Fasteners with locking splines or nylon locking rings, or pre-applied threadlocking compounds, help to prevent them from loosening. These types of fasteners are rather common in European applications, and most cannot be reused once installed.
It’s always a good idea to check your parts catalog for suggested hardware, and then pass that information to your customer. If you come across a repair in which you needed to replace the hardware, share that experience with your co-workers. Sharing your combined experiences will only benefit you, your team and your customers.
I’d like to conclude with a unique example I found while working on a 2017 BMW M4 with the S55 inline-6 engine. The vehicle was in for a boost-tap install so the customer could monitor boost pressure from a gauge mounted in the A/C vent. The boost tap was a billet aluminum spacer that mounted between the MAP sensor and the intake manifold. A hose connected the boost tap to a gauge inside the vehicle. The customer had installed the boost tap, but it was only reading boost pressure, not engine vacuum.

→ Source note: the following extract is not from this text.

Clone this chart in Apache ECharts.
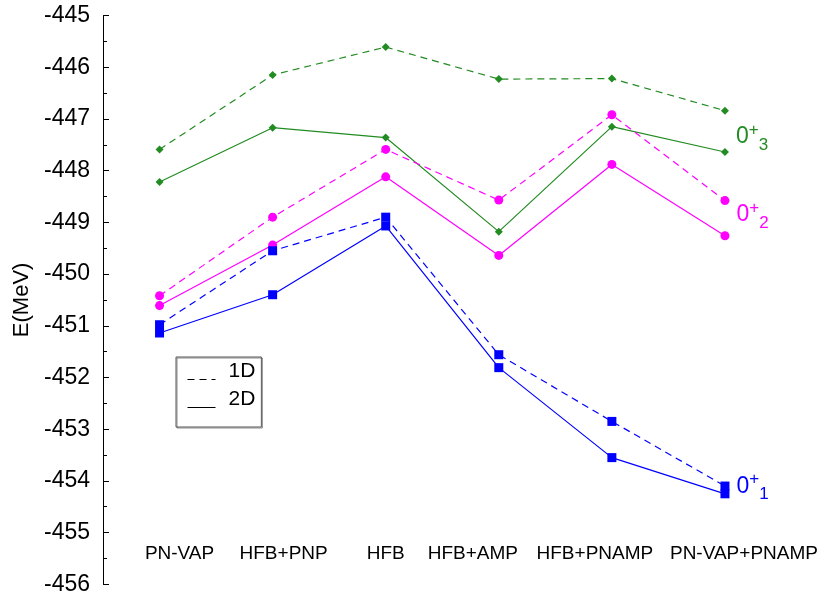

During a visual inspection I quickly spotted the problem: The boost tap had been installed into the wrong location. There are actually two MAP sensors on this engine: One is located on the charge-air cooler on top of the engine, and the other is mounted on top of the intake manifold.
The MAP sensor on top of the intake manifold is almost impossible to see because the charge-air cooler is in the way, but it’s the only one capable of reading engine vacuum since it’s located after the throttle body. This was a quick and easy fix, but it’s a good example of how easy it can be to miss something obvious in such a busy engine compartment.
Redundant sensors can be common in European vehicles like the M4 from this example. So, be sure to ask your customer the right questions and really get to the bottom of what it is that they’re working on, and what they need to fix it right the first time.